BEGIN
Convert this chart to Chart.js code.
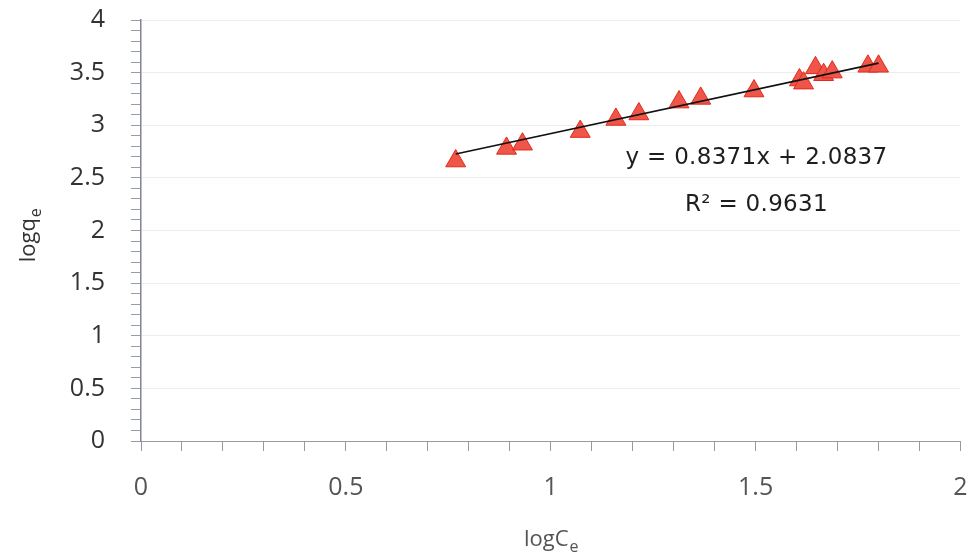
<!DOCTYPE html>
<html>
<head>
<meta charset="utf-8">
<title>logqe vs logCe</title>
<script src="https://cdn.jsdelivr.net/npm/chart.js@4.4.1/dist/chart.umd.min.js"></script>
<style>
    html, body { margin: 0; padding: 0; background: #fff; }
    #wrap { width: 973px; height: 559px; position: relative; }
</style>
</head>
<body>
<div id="wrap"><canvas id="isoChart"></canvas></div>
<script>
// datos
var logCe = [0.768, 0.892, 0.931, 1.072, 1.159, 1.215, 1.313, 1.366, 1.496, 1.607, 1.617, 1.646, 1.666, 1.687, 1.774, 1.800];
var logQe = [2.66, 2.78, 2.82, 2.94, 3.055, 3.107, 3.22, 3.255, 3.325, 3.43, 3.40, 3.545, 3.48, 3.505, 3.56, 3.56];
var slope = 0.8371;
var intercept = 2.0837;
var eqText = 'y = 0.8371x + 2.0837';
var r2Text = 'R\u00b2 = 0.9631';
var xTickLabels = ['0', '0.5', '1', '1.5', '2'];
var yTickLabels = ['0', '0.5', '1', '1.5', '2', '2.5', '3', '3.5', '4'];

var points = [];
for (var i = 0; i < logCe.length; i++) {
    points.push({ x: logCe[i], y: logQe[i] });
}
var xMin = Math.min.apply(null, logCe);
var xMax = Math.max.apply(null, logCe);
var trend = [
    { x: xMin, y: slope * xMin + intercept },
    { x: xMax, y: slope * xMax + intercept }
];

function isMajor(v) {
    return Math.abs(v * 2 - Math.round(v * 2)) < 1e-6;
}
function labelFor(list, v) {
    if (!isMajor(v)) return '';
    return list[Math.round(v * 2)];
}

// texto con subindice (logq_e, logC_e)
function subText(c, base, sub, x, y) {
    c.font = '22px "Open Sans", sans-serif';
    var w1 = c.measureText(base).width;
    c.font = '16px "Open Sans", sans-serif';
    var w2 = c.measureText(sub).width;
    var start = x - (w1 + w2) / 2;
    c.textAlign = 'left';
    c.textBaseline = 'alphabetic';
    c.font = '22px "Open Sans", sans-serif';
    c.fillText(base, start, y);
    c.font = '16px "Open Sans", sans-serif';
    c.fillText(sub, start + w1 + 1, y + 6);
}

var eqPlugin = {
    id: 'eqPlugin',
    afterDatasetsDraw: function(chart) {
        var c = chart.ctx;
        var xs = chart.scales.x, ys = chart.scales.y;
        c.save();
        c.fillStyle = '#1e1e1e';
        c.font = '23px "DejaVu Sans", sans-serif';
        c.letterSpacing = '0.3px';
        c.textAlign = 'center';
        c.textBaseline = 'middle';
        c.fillText(eqText, xs.getPixelForValue(1.502), ys.getPixelForValue(2.69));
        c.fillText(r2Text, xs.getPixelForValue(1.502), ys.getPixelForValue(2.24));
        c.restore();
    },
    afterDraw: function(chart) {
        var c = chart.ctx;
        var xs = chart.scales.x, ys = chart.scales.y;
        c.save();
        // titulo eje x
        c.fillStyle = '#555';
        subText(c, 'logC', 'e', xs.getPixelForValue(1.0), 546);
        // titulo eje y
        c.translate(35, ys.getPixelForValue(1.95));
        c.rotate(-Math.PI / 2);
        c.fillStyle = '#333';
        subText(c, 'logq', 'e', 0, 0);
        c.restore();
    }
};

var ctx = document.getElementById('isoChart').getContext('2d');
var isoChart = new Chart(ctx, {
    type: 'scatter',
    data: {
        datasets: [
            {
                label: 'data',
                data: points,
                pointStyle: 'triangle',
                pointRadius: 11.5,
                pointHoverRadius: 11.5,
                backgroundColor: '#ef5548',
                borderColor: '#e02a1a',
                borderWidth: 1
            },
            {
                label: 'trend',
                type: 'line',
                data: trend,
                borderColor: '#111',
                borderWidth: 1.6,
                pointRadius: 0,
                fill: false,
                order: -1
            }
        ]
    },
    plugins: [eqPlugin],
    options: {
        responsive: true,
        maintainAspectRatio: false,
        animation: false,
        layout: { padding: { top: 20, right: 12, left: 0, bottom: 0 } },
        plugins: {
            legend: { display: false },
            tooltip: { enabled: false }
        },
        scales: {
            x: {
                type: 'linear',
                min: 0,
                max: 2,
                afterFit: function(s) {
                    s.height = 118;
                    s.paddingRight = 0;
                    s.paddingLeft = 0;
                },
                ticks: {
                    stepSize: 0.1,
                    autoSkip: false,
                    maxRotation: 0,
                    padding: 22,
                    color: '#555',
                    font: { family: 'Open Sans', size: 25 },
                    callback: function(v) { return labelFor(xTickLabels, v); }
                },
                grid: {
                    drawOnChartArea: false,
                    tickLength: 10,
                    tickColor: '#9a9a9a'
                },
                border: { color: '#9a9a9a', width: 1 }
            },
            y: {
                type: 'linear',
                min: 0,
                max: 4,
                afterFit: function(s) {
                    s.width = 141;
                    s.paddingTop = 0;
                    s.paddingBottom = 0;
                },
                ticks: {
                    stepSize: 0.1,
                    autoSkip: false,
                    padding: 26,
                    color: '#333',
                    font: { family: 'Open Sans', size: 25 },
                    callback: function(v) { return labelFor(yTickLabels, v); }
                },
                grid: {
                    tickLength: 10,
                    tickColor: '#9a9aa8',
                    color: function(c) {
                        return (c.tick && isMajor(c.tick.value) && c.tick.value > 0) ? '#ececec' : 'rgba(0,0,0,0)';
                    }
                },
                border: { color: '#7f8496', width: 1.5 }
            }
        }
    }
});
</script>
</body>
</html>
END
OBJECTIVE:
Omit each picture, then return all of the listing exactly as it stands.

RESULT:
Convert this chart to Chart.js code.
<!DOCTYPE html>
<html>
<head>
<meta charset="utf-8">
<title>logqe vs logCe</title>
<script src="https://cdn.jsdelivr.net/npm/chart.js@4.4.1/dist/chart.umd.min.js"></script>
<style>
    html, body { margin: 0; padding: 0; background: #fff; }
    #wrap { width: 973px; height: 559px; position: relative; }
</style>
</head>
<body>
<div id="wrap"><canvas id="isoChart"></canvas></div>
<script>
// datos
var logCe = [0.768, 0.892, 0.931, 1.072, 1.159, 1.215, 1.313, 1.366, 1.496, 1.607, 1.617, 1.646, 1.666, 1.687, 1.774, 1.800];
var logQe = [2.66, 2.78, 2.82, 2.94, 3.055, 3.107, 3.22, 3.255, 3.325, 3.43, 3.40, 3.545, 3.48, 3.505, 3.56, 3.56];
var slope = 0.8371;
var intercept = 2.0837;
var eqText = 'y = 0.8371x + 2.0837';
var r2Text = 'R\u00b2 = 0.9631';
var xTickLabels = ['0', '0.5', '1', '1.5', '2'];
var yTickLabels = ['0', '0.5', '1', '1.5', '2', '2.5', '3', '3.5', '4'];

var points = [];
for (var i = 0; i < logCe.length; i++) {
    points.push({ x: logCe[i], y: logQe[i] });
}
var xMin = Math.min.apply(null, logCe);
var xMax = Math.max.apply(null, logCe);
var trend = [
    { x: xMin, y: slope * xMin + intercept },
    { x: xMax, y: slope * xMax + intercept }
];

function isMajor(v) {
    return Math.abs(v * 2 - Math.round(v * 2)) < 1e-6;
}
function labelFor(list, v) {
    if (!isMajor(v)) return '';
    return list[Math.round(v * 2)];
}

// texto con subindice (logq_e, logC_e)
function subText(c, base, sub, x, y) {
    c.font = '22px "Open Sans", sans-serif';
    var w1 = c.measureText(base).width;
    c.font = '16px "Open Sans", sans-serif';
    var w2 = c.measureText(sub).width;
    var start = x - (w1 + w2) / 2;
    c.textAlign = 'left';
    c.textBaseline = 'alphabetic';
    c.font = '22px "Open Sans", sans-serif';
    c.fillText(base, start, y);
    c.font = '16px "Open Sans", sans-serif';
    c.fillText(sub, start + w1 + 1, y + 6);
}

var eqPlugin = {
    id: 'eqPlugin',
    afterDatasetsDraw: function(chart) {
        var c = chart.ctx;
        var xs = chart.scales.x, ys = chart.scales.y;
        c.save();
        c.fillStyle = '#1e1e1e';
        c.font = '23px "DejaVu Sans", sans-serif';
        c.letterSpacing = '0.3px';
        c.textAlign = 'center';
        c.textBaseline = 'middle';
        c.fillText(eqText, xs.getPixelForValue(1.502), ys.getPixelForValue(2.69));
        c.fillText(r2Text, xs.getPixelForValue(1.502), ys.getPixelForValue(2.24));
        c.restore();
    },
    afterDraw: function(chart) {
        var c = chart.ctx;
        var xs = chart.scales.x, ys = chart.scales.y;
        c.save();
        // titulo eje x
        c.fillStyle = '#555';
        subText(c, 'logC', 'e', xs.getPixelForValue(1.0), 546);
        // titulo eje y
        c.translate(35, ys.getPixelForValue(1.95));
        c.rotate(-Math.PI / 2);
        c.fillStyle = '#333';
        subText(c, 'logq', 'e', 0, 0);
        c.restore();
    }
};

var ctx = document.getElementById('isoChart').getContext('2d');
var isoChart = new Chart(ctx, {
    type: 'scatter',
    data: {
        datasets: [
            {
                label: 'data',
                data: points,
                pointStyle: 'triangle',
                pointRadius: 11.5,
                pointHoverRadius: 11.5,
                backgroundColor: '#ef5548',
                borderColor: '#e02a1a',
                borderWidth: 1
            },
            {
                label: 'trend',
                type: 'line',
                data: trend,
                borderColor: '#111',
                borderWidth: 1.6,
                pointRadius: 0,
                fill: false,
                order: -1
            }
        ]
    },
    plugins: [eqPlugin],
    options: {
        responsive: true,
        maintainAspectRatio: false,
        animation: false,
        layout: { padding: { top: 20, right: 12, left: 0, bottom: 0 } },
        plugins: {
            legend: { display: false },
            tooltip: { enabled: false }
        },
        scales: {
            x: {
                type: 'linear',
                min: 0,
                max: 2,
                afterFit: function(s) {
                    s.height = 118;
                    s.paddingRight = 0;
                    s.paddingLeft = 0;
                },
                ticks: {
                    stepSize: 0.1,
                    autoSkip: false,
                    maxRotation: 0,
                    padding: 22,
                    color: '#555',
                    font: { family: 'Open Sans', size: 25 },
                    callback: function(v) { return labelFor(xTickLabels, v); }
                },
                grid: {
                    drawOnChartArea: false,
                    tickLength: 10,
                    tickColor: '#9a9a9a'
                },
                border: { color: '#9a9a9a', width: 1 }
            },
            y: {
                type: 'linear',
                min: 0,
                max: 4,
                afterFit: function(s) {
                    s.width = 141;
                    s.paddingTop = 0;
                    s.paddingBottom = 0;
                },
                ticks: {
                    stepSize: 0.1,
                    autoSkip: false,
                    padding: 26,
                    color: '#333',
                    font: { family: 'Open Sans', size: 25 },
                    callback: function(v) { return labelFor(yTickLabels, v); }
                },
                grid: {
                    tickLength: 10,
                    tickColor: '#9a9aa8',
                    color: function(c) {
                        return (c.tick && isMajor(c.tick.value) && c.tick.value > 0) ? '#ececec' : 'rgba(0,0,0,0)';
                    }
                },
                border: { color: '#7f8496', width: 1.5 }
            }
        }
    }
});
</script>
</body>
</html>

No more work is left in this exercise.